I am sharing several posts about my great-uncle and great-aunt, Fred and Carol Webber, this week. The 80th anniversary of their wedding was Tuesday.

I don’t really have any memories of Fred and Carol Webber. We lived many states away from one another and we didn’t often visit relatives at the same time. But here I have a photograph of what was probably our first introduction to one another. I look quite happy in his arms.

This picture was taken at the home of my great-grandparents, Dorinda Strange Webber and Myron David Webber. There was a lot of picture-taking that day, so I’m going to add a couple more. The back of one of the pictures says that I was 4 months old, so these must have been taken sometime in February 1954.
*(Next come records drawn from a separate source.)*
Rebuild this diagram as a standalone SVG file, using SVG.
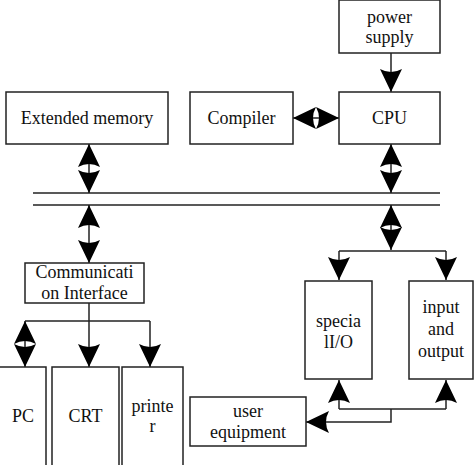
<svg xmlns="http://www.w3.org/2000/svg" width="474" height="465" viewBox="0 0 474 465">
<defs>
<marker id="ah" markerUnits="userSpaceOnUse" viewBox="-24 -12 25 24" refX="0" refY="0" markerWidth="25" markerHeight="24" orient="auto-start-reverse">
<path d="M0,0 L-23,-11 Q-17,0 -23,11 Z" fill="#000"/>
</marker>
<style>
.box{fill:#fff;stroke:#222;stroke-width:1.5}
.ln{fill:none;stroke:#222;stroke-width:1.5}
.t{font-family:"Liberation Serif","Times New Roman",serif;font-size:18px;fill:#111;text-anchor:middle}
.a1{marker-end:url(#ah)}
.a2{marker-start:url(#ah);marker-end:url(#ah)}
</style>
</defs>
<rect width="474" height="465" fill="#fff"/>
<g id="connectors">
<line class="ln" x1="33" y1="193" x2="440" y2="193"/>
<line class="ln" x1="33" y1="205" x2="440" y2="205"/>
<line class="ln a1" x1="391" y1="53" x2="391" y2="92"/>
<line class="ln a2" x1="293" y1="118" x2="339" y2="118"/>
<line class="ln a2" x1="89" y1="144" x2="89" y2="193"/>
<line class="ln a2" x1="391" y1="144" x2="391" y2="193"/>
<line class="ln a2" x1="89" y1="205" x2="89" y2="263"/>
<line class="ln a2" x1="391" y1="205" x2="391" y2="250"/>
<line class="ln a1" x1="89" y1="303" x2="89" y2="367"/>
<polyline class="ln" points="25,321 150,321"/>
<line class="ln a2" x1="25" y1="321" x2="25" y2="367"/>
<line class="ln a1" x1="150" y1="321" x2="150" y2="367"/>
<polyline class="ln" points="339,251 446,251"/>
<line class="ln a1" x1="339" y1="251" x2="339" y2="280"/>
<line class="ln a1" x1="446" y1="251" x2="446" y2="280"/>
<polyline class="ln" points="339,409 446,409"/>
<line class="ln a1" x1="339" y1="409" x2="339" y2="380"/>
<line class="ln a1" x1="446" y1="409" x2="446" y2="380"/>
<polyline class="ln a1" points="391,409 391,422 306,422"/>
</g>
<g id="power-supply">
<rect class="box" x="339" y="0" width="101" height="53"/>
<text class="t" x="389.5" y="23">power</text>
<text class="t" x="389.5" y="43">supply</text>
</g>
<g id="extended-memory">
<rect class="box" x="6" y="92" width="162" height="52"/>
<text class="t" x="87" y="124">Extended memory</text>
</g>
<g id="compiler">
<rect class="box" x="190" y="92" width="103" height="52"/>
<text class="t" x="241.5" y="124">Compiler</text>
</g>
<g id="cpu">
<rect class="box" x="339" y="92" width="101" height="52"/>
<text class="t" x="389.5" y="124">CPU</text>
</g>
<g id="communication-interface">
<rect class="box" x="25" y="263" width="119" height="40"/>
<text class="t" x="84.5" y="278">Communicati</text>
<text class="t" x="84.5" y="299">on Interface</text>
</g>
<g id="pc">
<rect class="box" x="-2" y="367" width="48" height="105"/>
<text class="t" x="23" y="422">PC</text>
</g>
<g id="crt">
<rect class="box" x="52" y="367" width="67" height="105"/>
<text class="t" x="85.5" y="422">CRT</text>
</g>
<g id="printer">
<rect class="box" x="122" y="367" width="61" height="105"/>
<text class="t" x="152.5" y="412">printe</text>
<text class="t" x="152.5" y="432">r</text>
</g>
<g id="user-equipment">
<rect class="box" x="190" y="397" width="116" height="49"/>
<text class="t" x="248" y="417">user</text>
<text class="t" x="248" y="438">equipment</text>
</g>
<g id="special-io">
<rect class="box" x="305" y="281" width="67" height="98"/>
<text class="t" x="338.5" y="327">specia</text>
<text class="t" x="338.5" y="348">lI/O</text>
</g>
<g id="input-output">
<rect class="box" x="409" y="281" width="64" height="98"/>
<text class="t" x="441" y="313">input</text>
<text class="t" x="441" y="335">and</text>
<text class="t" x="441" y="357">output</text>
</g>
</svg>
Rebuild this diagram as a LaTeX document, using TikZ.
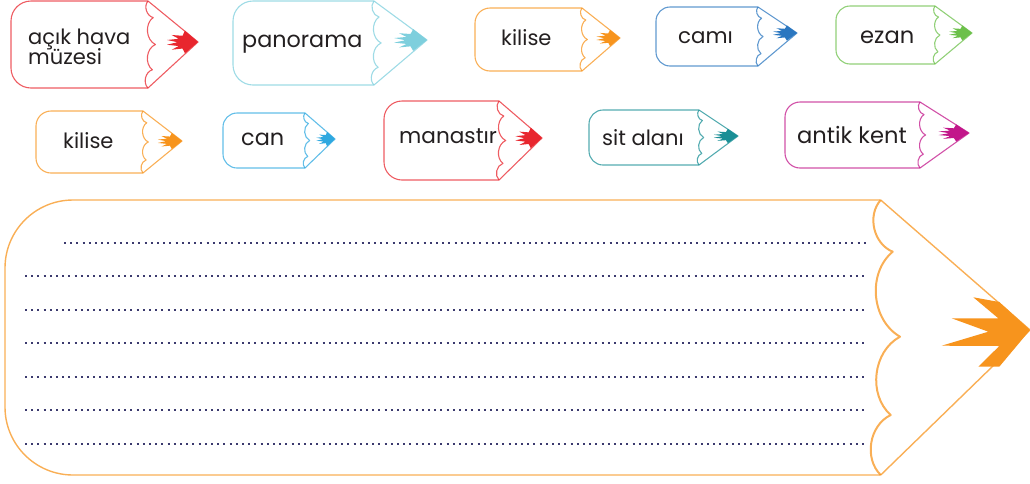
\documentclass[tikz,border=0pt]{standalone}
\usepackage{fontspec}
\setmainfont{Poppins}
\definecolor{ink}{HTML}{231F20}
\definecolor{dotc}{HTML}{3B3A6E}
\definecolor{cred}{HTML}{E8262E}
\definecolor{ccyan}{HTML}{7ECFDD}
\definecolor{corange}{HTML}{F7941D}
\definecolor{cblue}{HTML}{2B77C0}
\definecolor{cgreen}{HTML}{6CC04A}
\definecolor{csky}{HTML}{2EA8E0}
\definecolor{cteal}{HTML}{1A8F96}
\definecolor{cmag}{HTML}{C2168A}
\tikzset{
  word/.style={font={\fontsize{#1}{20}\selectfont\lineskiplimit=-50pt}, text=ink, inner sep=0pt, anchor=base west},
  word/.default=22,
  outline/.style={line width=1.1pt, line join=round, draw opacity=0.75},
  dotrow/.style={dotc, line width=2pt, dash pattern=on 2pt off 4.2pt}
}
% #1 colour, #2 left x, #3 top y, #4 bottom y, #5 scallop x, #6 tip x, #7 tip y, #8 corner radius
\newcommand\pencildraw[8]{%
  \pgfmathsetmacro\ph{#4-#3}%
  \pgfmathsetmacro\ya{#3+0.19*\ph}%
  \pgfmathsetmacro\yb{#3+0.5*\ph}%
  \pgfmathsetmacro\yc{#3+0.79*\ph}%
  \pgfmathsetmacro\xa{#5+0.06*\ph}%
  \pgfmathsetmacro\xb{#5+0.085*\ph}%
  \pgfmathsetmacro\xc{#5+0.05*\ph}%
  \pgfmathsetmacro\lx{0.62*(#6-#5)}%
  \pgfmathsetmacro\lh{0.13*\ph}%
  \draw[outline,#1,rounded corners=#8] (#5,#3) -- (#2,#3) -- (#2,#4) -- (#5,#4);
  \draw[outline,#1] (#5,#4) -- (#6,#7) -- (#5,#3);
  \draw[outline,#1] (#5,#3) to[bend right=60] (\xa,\ya) to[bend right=60] (\xb,\yb)
     to[bend right=60] (\xc,\yc) to[bend right=60] (#5,#4);
  \fill[#1,shift={(#6,#7)},xscale=\lx,yscale=\lh]
     (0,0) -- (-0.42,-1) -- (-0.5,-0.55) -- (-0.85,-0.62) -- (-0.62,-0.28) -- (-1,-0.18)
     -- (-0.66,0.02) -- (-1,0.24) -- (-0.62,0.36) -- (-0.85,0.68) -- (-0.5,0.58) -- (-0.42,1) -- cycle;
}
\begin{document}
\begin{tikzpicture}[x=1pt,y=-1pt]
\useasboundingbox (0,0) rectangle (1030,483);
% row 1
\pencildraw{cred}{11}{1}{88}{148}{198}{42}{20}
\node[word=21,align=left] (t1) at (28,64) {açık hava\\müzesi};
\pencildraw{ccyan}{233}{1}{85}{374}{427}{40}{20}
\node[word=22.3] (t2) at (242,47) {panorama};
\pencildraw{corange}{475}{8}{71}{582}{620}{38}{15}
\node[word=21] (t3) at (501,45) {kilise};
\pencildraw{cblue}{656}{7}{66}{758}{797}{33}{14}
\node[word=21.4] (t4) at (678,43) {camı};
\pencildraw{cgreen}{836}{6}{64}{935}{972}{33}{14}
\node[word=22.6] (t5) at (860,43) {ezan};
% row 2
\pencildraw{corange}{36}{111}{173}{143}{182}{141}{15}
\node[word=21] (t6) at (63,148) {kilise};
\pencildraw{csky}{223}{113}{168}{305}{335}{139}{14}
\node[word=22.4] (t7) at (241,145) {can};
\pencildraw{cred}{384}{101}{180}{499}{542}{138}{18}
\node[word=21.6] (t8) at (399,143) {manastır};
\pencildraw{cteal}{589}{110}{165}{699}{738}{136}{14}
\node[word=21] (t9) at (602,145) {sit alanı};
\pencildraw{cmag}{785}{102}{168}{920}{969}{133}{15}
\node[word=22.6] (t10) at (797,143) {antik kent};
% big pencil
\begin{scope}[corange]
\draw[outline,line width=1.4pt,rounded corners=68] (880.7,200) -- (5,200) -- (5,475) -- (880.7,475);
\draw[outline,line width=1.4pt] (880.7,475) -- (1030,330) -- (880.7,200);
\draw[outline,line width=2pt] (880.7,200) to[bend right=55] (892.7,251.7) to[bend right=55] (900,336.7)
   to[bend right=55] (890.7,415) to[bend right=55] (880.7,475);
\coordinate (tip) at (1030,330);
\fill[shift={(tip)}] (0,0) -- (-30.7,-28) -- (-56.7,-32.7) -- (-31.7,-11.7) -- (-78.3,-11.7)
  -- (-41.7,1.7) -- (-88.3,15.7) -- (-30.7,16) -- (-51.7,36.7) -- (-30.7,36.7) -- cycle;
\end{scope}
\draw[dotrow] (64,242.5) -- (866,242.5);
\foreach \y in {276,309.5,343,376.5,410,443.5}{
  \draw[dotrow] (25,\y) -- (866,\y);
}
\end{tikzpicture}
\end{document}
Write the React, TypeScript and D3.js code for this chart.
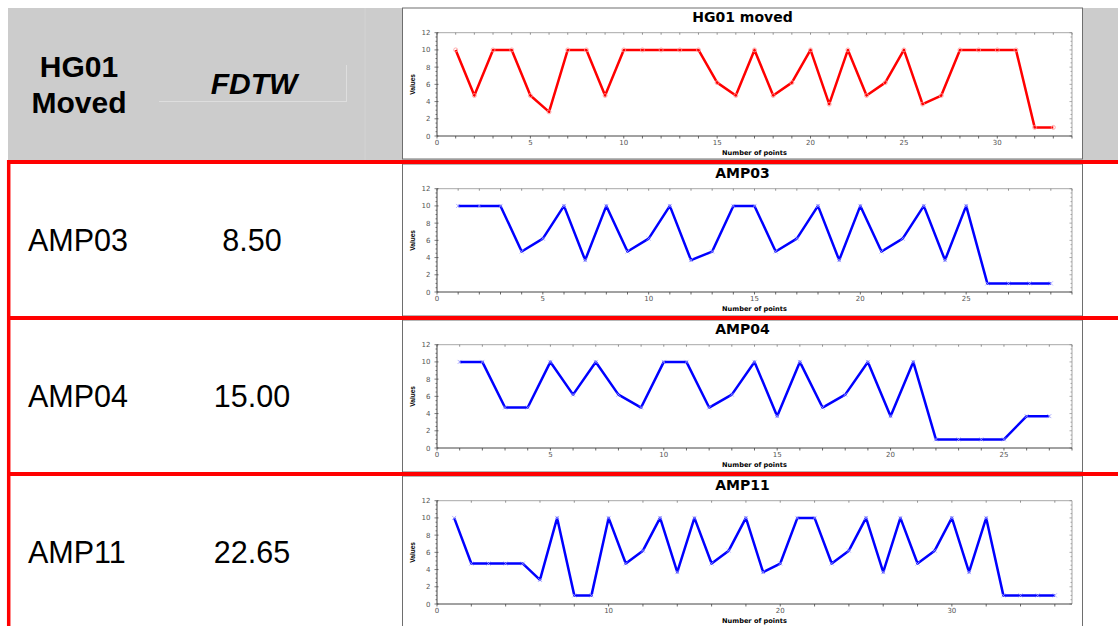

The 2nd treasure for today is a family story. I meant to include it here, but didn’t yet have permission from the story-teller to use it. As told by Fred’s and Carol’s son Ted (“The Strange Webber Connection” Spring 2000):

One of the greatest things I heard about Fred Webber I heard after he died. Mom told me this story and I think it is nothing short of being a great love story. Excuse any poetic license I may use in telling this story, because I don’t remember each and every detail. I have told this story to my friends and they also find it to be an amazing story.

It seems that Mom received a call that Dad would be late. Maybe the call came late and Dad had to go out late. It doesn’t really matter. What matters is that he was gone, was out the entire night, didn’t call and let Mom know where he was. Quite assuredly, Mom was upset over the evening. Dad came back to the house the next morning, got dressed for work, went to work and said not a word about the incident.

It was years later, maybe at the going away party when they left Hamburg, that a woman came up to Mom and told her how much Dad meant to her. It seems that on the night in question, this lady had to have her son committed to a mental institution. She was totally stressed out and Fred Webber was there for the entire night helping her with what had to have been the most difficult night of her life.

To me this story tells the whole story of Fred Myron Webber. He lived to serve other people. He loved others and loved making life better for others. That he did what he did and kept his sanity is hard to believe.

It also tells of the great love Carol and Fred Webber had for each other. Dad, out all night, had enough confidence in Mom’s love to just go to work the next day. Mom had enough confidence in Dad’s love to assume  nothing. How many marriages can go through a night like that without any stress and strain?

Thanks for sharing this wonderful story, Ted!